EXERCISE INPUT:
---*---
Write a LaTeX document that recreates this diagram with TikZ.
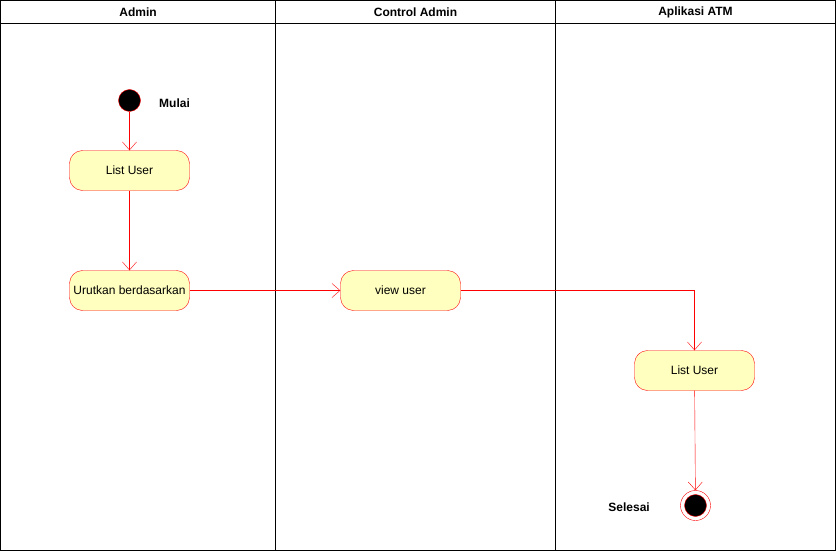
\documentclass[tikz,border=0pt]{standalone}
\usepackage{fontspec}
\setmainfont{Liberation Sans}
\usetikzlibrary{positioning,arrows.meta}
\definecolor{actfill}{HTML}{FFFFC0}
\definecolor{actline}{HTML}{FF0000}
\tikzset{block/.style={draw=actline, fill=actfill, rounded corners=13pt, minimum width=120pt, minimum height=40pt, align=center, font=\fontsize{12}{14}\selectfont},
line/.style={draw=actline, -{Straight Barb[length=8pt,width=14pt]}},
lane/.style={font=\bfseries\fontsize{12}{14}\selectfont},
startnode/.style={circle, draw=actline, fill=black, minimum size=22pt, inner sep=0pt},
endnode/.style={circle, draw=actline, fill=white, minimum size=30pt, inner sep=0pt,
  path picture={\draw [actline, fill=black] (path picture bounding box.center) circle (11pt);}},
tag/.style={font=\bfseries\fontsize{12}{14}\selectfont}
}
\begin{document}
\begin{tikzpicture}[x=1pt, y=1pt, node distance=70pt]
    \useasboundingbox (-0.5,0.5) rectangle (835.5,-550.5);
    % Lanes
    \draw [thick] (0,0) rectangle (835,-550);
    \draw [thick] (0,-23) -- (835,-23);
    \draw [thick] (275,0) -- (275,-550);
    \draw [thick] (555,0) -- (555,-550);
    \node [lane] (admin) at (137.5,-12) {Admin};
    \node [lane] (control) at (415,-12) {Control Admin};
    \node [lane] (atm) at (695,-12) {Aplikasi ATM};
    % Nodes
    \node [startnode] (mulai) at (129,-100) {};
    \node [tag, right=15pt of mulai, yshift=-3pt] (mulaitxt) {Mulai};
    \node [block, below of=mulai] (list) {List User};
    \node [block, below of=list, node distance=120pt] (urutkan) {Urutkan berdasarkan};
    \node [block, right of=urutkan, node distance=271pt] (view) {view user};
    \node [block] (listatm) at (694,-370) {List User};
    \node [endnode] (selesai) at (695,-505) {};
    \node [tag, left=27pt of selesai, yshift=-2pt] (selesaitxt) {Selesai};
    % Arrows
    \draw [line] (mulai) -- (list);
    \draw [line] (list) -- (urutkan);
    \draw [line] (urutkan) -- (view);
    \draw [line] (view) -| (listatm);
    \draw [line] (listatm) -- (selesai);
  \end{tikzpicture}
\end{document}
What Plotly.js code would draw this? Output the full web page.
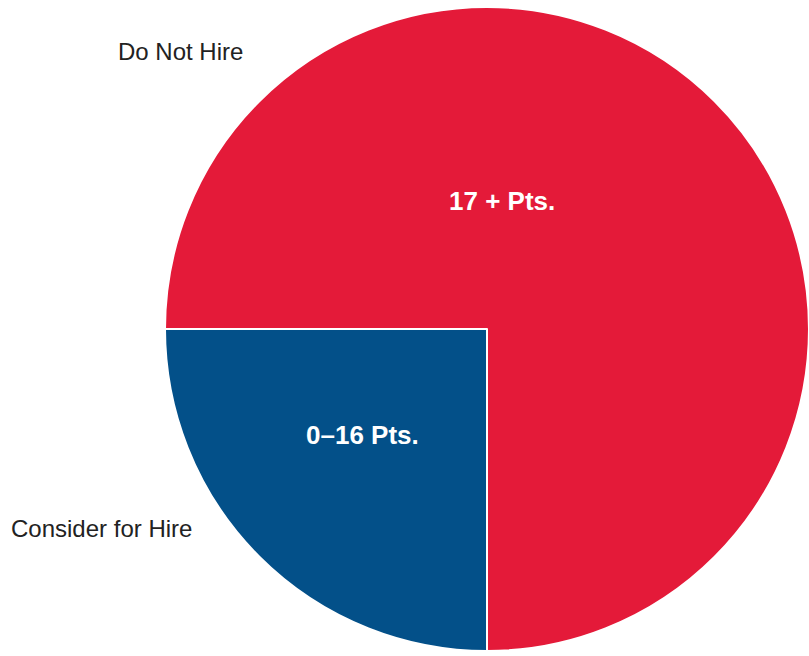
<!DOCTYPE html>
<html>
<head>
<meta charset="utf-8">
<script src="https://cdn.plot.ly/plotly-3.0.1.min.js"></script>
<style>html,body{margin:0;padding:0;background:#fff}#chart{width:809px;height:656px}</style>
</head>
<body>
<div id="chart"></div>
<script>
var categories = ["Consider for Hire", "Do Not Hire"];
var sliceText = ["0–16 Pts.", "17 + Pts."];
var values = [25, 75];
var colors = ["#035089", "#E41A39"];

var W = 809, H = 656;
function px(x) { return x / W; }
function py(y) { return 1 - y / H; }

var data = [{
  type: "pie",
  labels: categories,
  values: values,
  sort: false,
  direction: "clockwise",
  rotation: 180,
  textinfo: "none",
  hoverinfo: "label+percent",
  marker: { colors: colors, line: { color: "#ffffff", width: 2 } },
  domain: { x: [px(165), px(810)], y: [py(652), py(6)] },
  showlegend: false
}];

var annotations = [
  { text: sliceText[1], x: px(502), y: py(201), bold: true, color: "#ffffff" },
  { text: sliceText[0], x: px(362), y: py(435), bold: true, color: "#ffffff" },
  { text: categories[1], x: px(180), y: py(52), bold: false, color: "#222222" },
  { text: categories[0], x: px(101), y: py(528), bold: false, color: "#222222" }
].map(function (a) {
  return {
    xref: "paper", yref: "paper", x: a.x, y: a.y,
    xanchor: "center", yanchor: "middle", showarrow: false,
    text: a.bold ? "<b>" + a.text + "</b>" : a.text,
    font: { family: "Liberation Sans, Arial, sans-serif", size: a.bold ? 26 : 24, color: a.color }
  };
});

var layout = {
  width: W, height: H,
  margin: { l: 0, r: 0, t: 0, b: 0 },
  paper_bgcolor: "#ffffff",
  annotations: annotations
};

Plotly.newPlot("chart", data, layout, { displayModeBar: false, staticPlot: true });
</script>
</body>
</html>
---*---
WORK TO BE COMPLETED: In the listing above, find the line containing "What Plotly.js code" and the line containing "return 1 - y", then output those two lines and everything between them exactly as written, without the images.

REPLY TO THE EXERCISE:
What Plotly.js code would draw this? Output the full web page.
<!DOCTYPE html>
<html>
<head>
<meta charset="utf-8">
<script src="https://cdn.plot.ly/plotly-3.0.1.min.js"></script>
<style>html,body{margin:0;padding:0;background:#fff}#chart{width:809px;height:656px}</style>
</head>
<body>
<div id="chart"></div>
<script>
var categories = ["Consider for Hire", "Do Not Hire"];
var sliceText = ["0–16 Pts.", "17 + Pts."];
var values = [25, 75];
var colors = ["#035089", "#E41A39"];

var W = 809, H = 656;
function px(x) { return x / W; }
function py(y) { return 1 - y / H; }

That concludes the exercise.